May 4th, 2014
@ UT Union Theater (map)
8pm: Coal Miner’s Daughter
9:30pm: Imitations of Life
Free!
Like Chronicle of a Summer but can’t stand anthropology?
Like An American Family but wish they used that microphone a little better?
Take a bite out of Cecilia Dougherty’s unsung masterpiece — Coal Miner’s Granddaughter (1991).
Shot on Pixelvision. Scored by the She Devils. Queer as hell and all totally true.
Can’t shake the feeling that television has replaced your own memories?
Interested in psychoanalysis but would rather watch a movie than read Freud or Lacan?
Take a warped tour of human memory and life distilled through a century of film and video in Mike Hoolboom’s Imitations of Life (2003).
Eagerly brought to you by Texas Parents Association. – Mad Stork Cinema
Coal Miner’s Granddaughter by Cecilia Dougherty
80 min / digital / sound / 1991
Starring Leslie Singer, Didi Dunphy, Kevin Killian, Glen Helfand, Amanda Hendricks, Clancy Cavnar, Ramon Charruca, Valerie Soe, and Claire Trepanier.

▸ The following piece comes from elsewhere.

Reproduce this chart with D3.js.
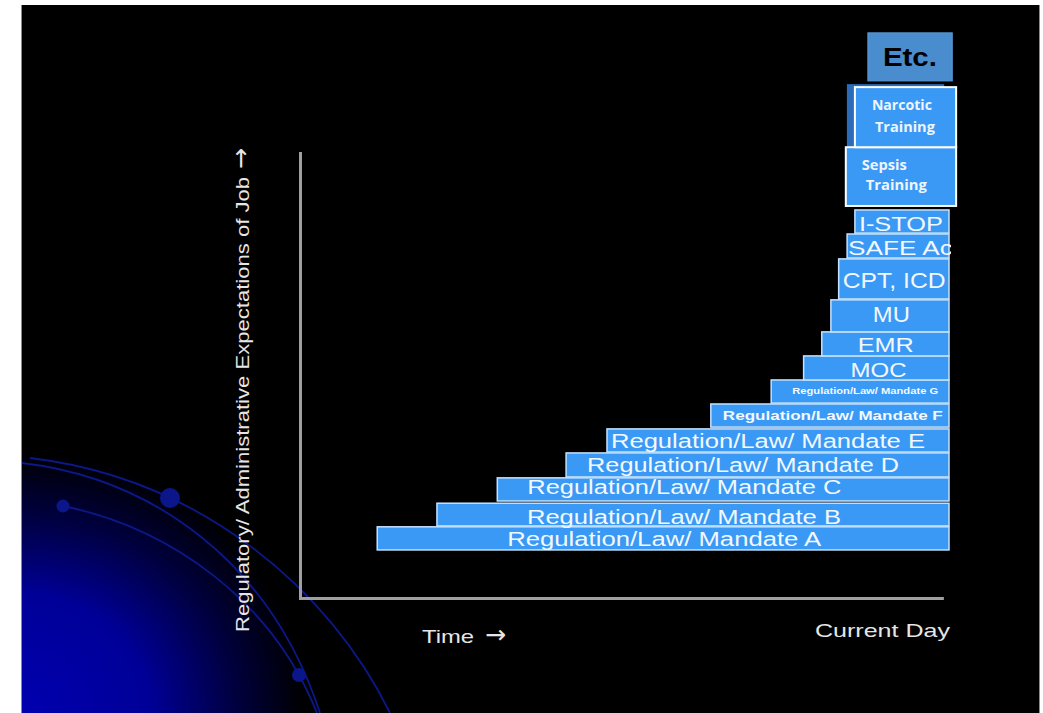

Music by the She Devils, and by Mermaid Tattoo
Coal Miner’s Granddaughter is a feature length video, is somewhat autobiographical, and is chiefly shot using a Fisher Price pixel camcorder. This video piece was inspired by two sources: Chronique d’une ete, the 1960 documentary masterpiece by Jean Rouch and Edgar Morin, and the 1970s PBS series An American Family, produced by Craig Gilbert.

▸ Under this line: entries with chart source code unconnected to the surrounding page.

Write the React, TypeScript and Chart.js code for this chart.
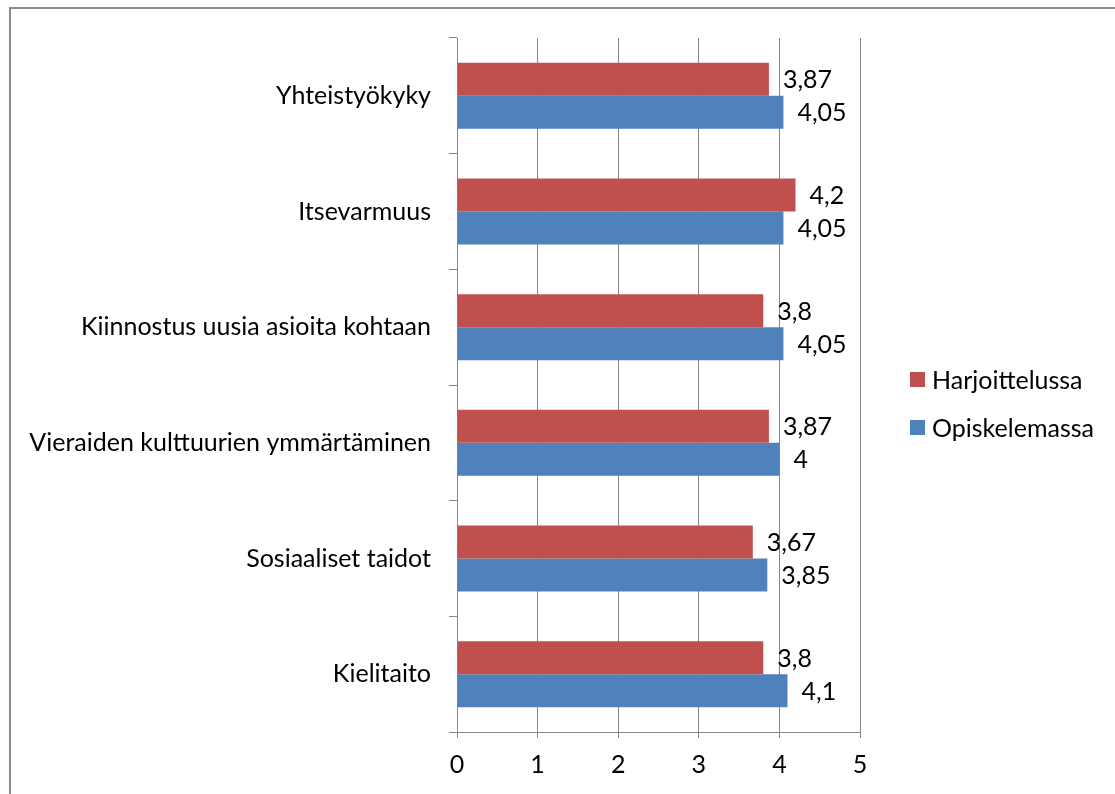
import React, { useEffect, useRef } from "react";
import { Chart, registerables } from "chart.js";

Chart.register(...registerables);

const categories: string[] = [
  "Yhteistyökyky",
  "Itsevarmuus",
  "Kiinnostus uusia asioita kohtaan",
  "Vieraiden kulttuurien ymmärtäminen",
  "Sosiaaliset taidot",
  "Kielitaito",
];
const harjoittelussa: number[] = [3.87, 4.2, 3.8, 3.87, 3.67, 3.8];
const opiskelemassa: number[] = [4.05, 4.05, 4.05, 4, 3.85, 4.1];
const seriesNames: string[] = ["Harjoittelussa", "Opiskelemassa"];
const seriesColors: string[] = ["#C0504D", "#4F81BD"];

const FONT = "Lato, 'Open Sans', sans-serif";
const FONT_SIZE = 25;
const GRID = "#878787";

const dataLabels = {
  id: "dataLabels",
  afterDatasetsDraw(chart: any) {
    const ctx = chart.ctx;
    ctx.save();
    ctx.font = `${FONT_SIZE}px ${FONT}`;
    ctx.fillStyle = "#000";
    ctx.textAlign = "left";
    ctx.textBaseline = "middle";
    chart.data.datasets.forEach((ds: any, di: number) => {
      const meta = chart.getDatasetMeta(di);
      meta.data.forEach((el: any, i: number) => {
        const v = ds.data[i];
        ctx.fillText(String(v).replace(".", ","), el.x + 14, el.y + 1);
      });
    });
    ctx.restore();
  },
};

const customLegend = {
  id: "customLegend",
  afterDraw(chart: any) {
    const ctx = chart.ctx;
    const area = chart.chartArea;
    ctx.save();
    ctx.font = `${FONT_SIZE}px ${FONT}`;
    ctx.textAlign = "left";
    ctx.textBaseline = "middle";
    const n = chart.data.datasets.length;
    const spacing = 48;
    const cy = chart.height / 2 + 2;
    chart.data.datasets.forEach((ds: any, i: number) => {
      const y = cy + (i - (n - 1) / 2) * spacing;
      const x = area.right + 50;
      ctx.fillStyle = ds.backgroundColor;
      ctx.fillRect(x, y - 7.5, 15, 15);
      ctx.fillStyle = "#000";
      ctx.fillText(ds.label, x + 22, y + 1);
    });
    ctx.restore();
  },
};

export default function App() {
  const canvasRef = useRef<HTMLCanvasElement | null>(null);

  useEffect(() => {
    document.documentElement.style.overflow = "hidden";
    document.body.style.overflow = "hidden";
    const canvas = canvasRef.current;
    if (!canvas) return;
    const chart = new Chart(canvas, {
      type: "bar",
      data: {
        labels: categories,
        datasets: [
          {
            label: seriesNames[0],
            data: harjoittelussa,
            backgroundColor: seriesColors[0],
            borderWidth: 0,
          },
          {
            label: seriesNames[1],
            data: opiskelemassa,
            backgroundColor: seriesColors[1],
            borderWidth: 0,
          },
        ],
      },
      options: {
        indexAxis: "y",
        responsive: false,
        animation: false,
        maintainAspectRatio: false,
        categoryPercentage: 0.57,
        barPercentage: 1.0,
        layout: { padding: { left: 0, top: 29, right: 255, bottom: 0 } },
        plugins: {
          legend: { display: false },
          tooltip: { enabled: false },
          title: { display: false },
        },
        scales: {
          x: {
            min: 0,
            max: 5,
            ticks: {
              stepSize: 1,
              color: "#000",
              padding: 12,
              font: { family: FONT, size: FONT_SIZE },
            },
            grid: {
              color: GRID,
              lineWidth: 1,
              tickLength: 6,
              drawTicks: true,
            },
            border: { display: true, color: GRID, width: 1 },
            afterFit(scale: any) {
              scale.height = 62;
              scale.paddingLeft = 0;
              scale.paddingRight = 0;
            },
          },
          y: {
            ticks: {
              color: "#000",
              padding: 18,
              font: { family: FONT, size: FONT_SIZE },
            },
            grid: {
              color: GRID,
              lineWidth: 1,
              drawOnChartArea: false,
              drawTicks: true,
              tickLength: 8,
              offset: true,
            },
            border: { display: true, color: GRID, width: 1 },
            afterFit(scale: any) {
              scale.width = 446;
              scale.paddingTop = 0;
              scale.paddingBottom = 0;
            },
          },
        },
      },
      plugins: [dataLabels, customLegend],
    });
    return () => chart.destroy();
  }, []);

  return (
    <div
      style={{
        position: "absolute",
        left: 9,
        top: 7,
        width: 1110,
        height: 800,
        border: "2px solid #8a8a8a",
        background: "#fff",
      }}
    >
      <canvas
        ref={canvasRef}
        width={1104}
        height={785}
        style={{ display: "block", width: 1104, height: 785 }}
      />
    </div>
  );
}
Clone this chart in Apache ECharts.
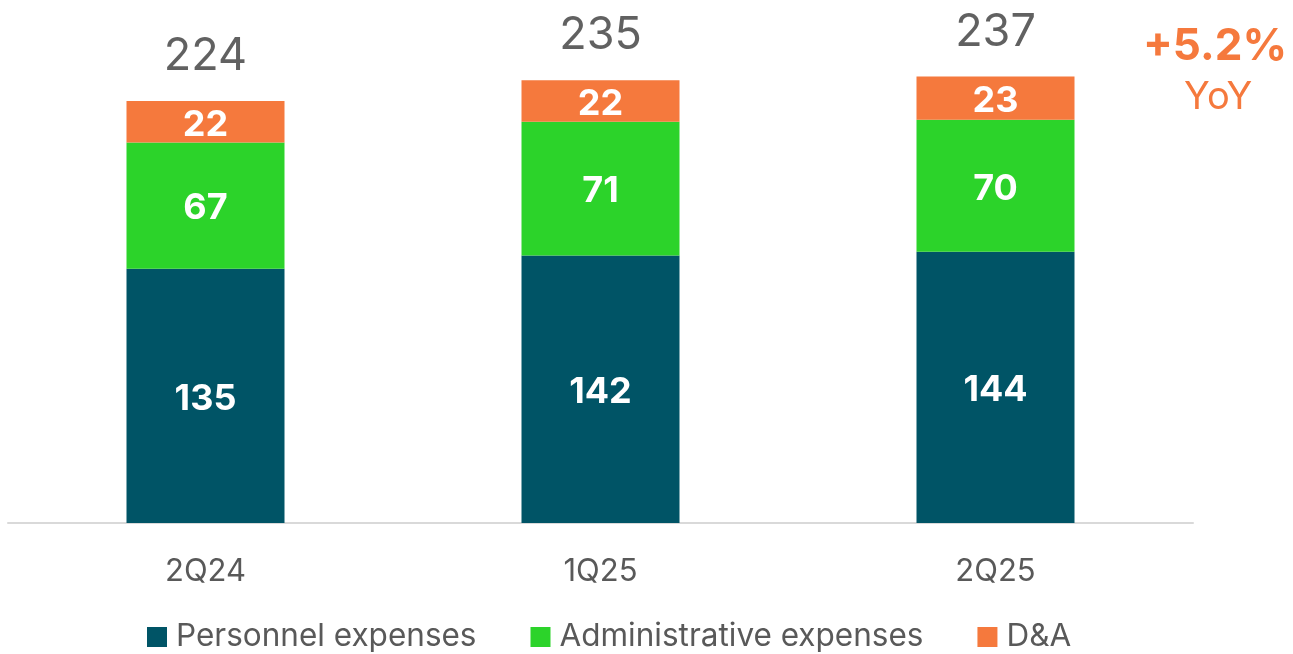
<!DOCTYPE html>
<html>
<head>
<meta charset="utf-8">
<script src="https://cdn.jsdelivr.net/npm/echarts@6/dist/echarts.min.js"></script>
<style>
  html, body { margin: 0; padding: 0; background: #fff; }
  #chart { width: 1293px; height: 654px; }
</style>
</head>
<body>
<div id="chart"></div>
<script>
var quarters = ['2Q24', '1Q25', '2Q25'];
var personnel = [135, 142, 144];
var admin = [67, 71, 70];
var dna = [22, 22, 23];
var totals = [224, 235, 237];
var yoyText = '+5.2%';

var font = 'Inter, "Noto Sans", sans-serif';

var chart = echarts.init(document.getElementById('chart'));

var insideLabel = {
  show: true,
  position: 'inside',
  offset: [0, 3],
  color: '#fff',
  fontFamily: font,
  fontWeight: 'bold',
  fontSize: 36
};

var option = {
  animation: false,
  grid: { left: 8, right: 100, top: 52, bottom: 131 },
  legend: {
    bottom: -4,
    left: 142,
    itemWidth: 20,
    itemHeight: 20,
    itemGap: 54,
    icon: 'rect',
    textStyle: { color: '#595959', fontSize: 31.5, fontFamily: font, padding: [0, 0, 0, 4] },
    data: ['Personnel expenses', 'Administrative expenses', 'D&A']
  },
  xAxis: {
    type: 'category',
    data: quarters,
    axisTick: { show: false },
    axisLine: { lineStyle: { color: '#d9d9d9', width: 2 } },
    axisLabel: { color: '#595959', fontSize: 31, fontFamily: font, margin: 33 }
  },
  yAxis: {
    type: 'value',
    min: 0,
    max: 250,
    show: false,
    splitLine: { show: false }
  },
  series: [
    {
      name: 'Personnel expenses',
      type: 'bar',
      stack: 'a',
      barWidth: 158,
      itemStyle: { color: '#005466' },
      label: insideLabel,
      data: personnel
    },
    {
      name: 'Administrative expenses',
      type: 'bar',
      stack: 'a',
      itemStyle: { color: '#2cd32a' },
      label: insideLabel,
      data: admin
    },
    {
      name: 'D&A',
      type: 'bar',
      stack: 'a',
      itemStyle: { color: '#f5793d' },
      label: insideLabel,
      data: dna
    },
    {
      name: 'Total',
      type: 'scatter',
      symbolSize: 0,
      silent: true,
      label: {
        show: true,
        position: 'top',
        distance: 22,
        color: '#3a3a3a',
        fontFamily: font,
        fontSize: 45
      },
      data: totals
    }
  ],
  graphic: [
    {
      type: 'text',
      left: 1143,
      top: 25,
      style: {
        text: yoyText,
        fill: '#f5793d',
        font: 'bold 44px ' + font
      }
    },
    {
      type: 'text',
      left: 1184,
      top: 79,
      style: {
        text: 'YoY',
        fill: '#f5793d',
        font: '38px ' + font
      }
    }
  ]
};

chart.setOption(option);
</script>
</body>
</html>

My video uses mostly improvised dialogue with specific scene direction, combined with a documentary style of shooting to create a narrative about a young working class woman coming out queer in the 1970s. The video is an experiment in improvised narrative construction and an examination of the difference between fiction and documentary. – C.D.

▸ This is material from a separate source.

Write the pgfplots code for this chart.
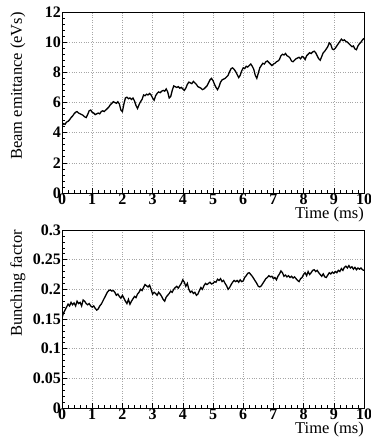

Imitations of Life by Mike Hoolboom
70 minutes / digital / sound / 2003
Imitations of Life is a psychoanalytic essay in 10 parts, culling found footage from early cinema, Hollywood films, educational and scientific documentaries, home movies, television shows, and Hoolboom’s own work, layered into a Freudian trip through images that stand in for childhood memories. Each chapter strikes a different tone through the reanimation of varying narratives and filmic tropes; in its entirety, Imitations is a lyrical synthesis of cinema’s possible pasts and futures, and a meditation on how we reflect ourselves through mirrors and screens.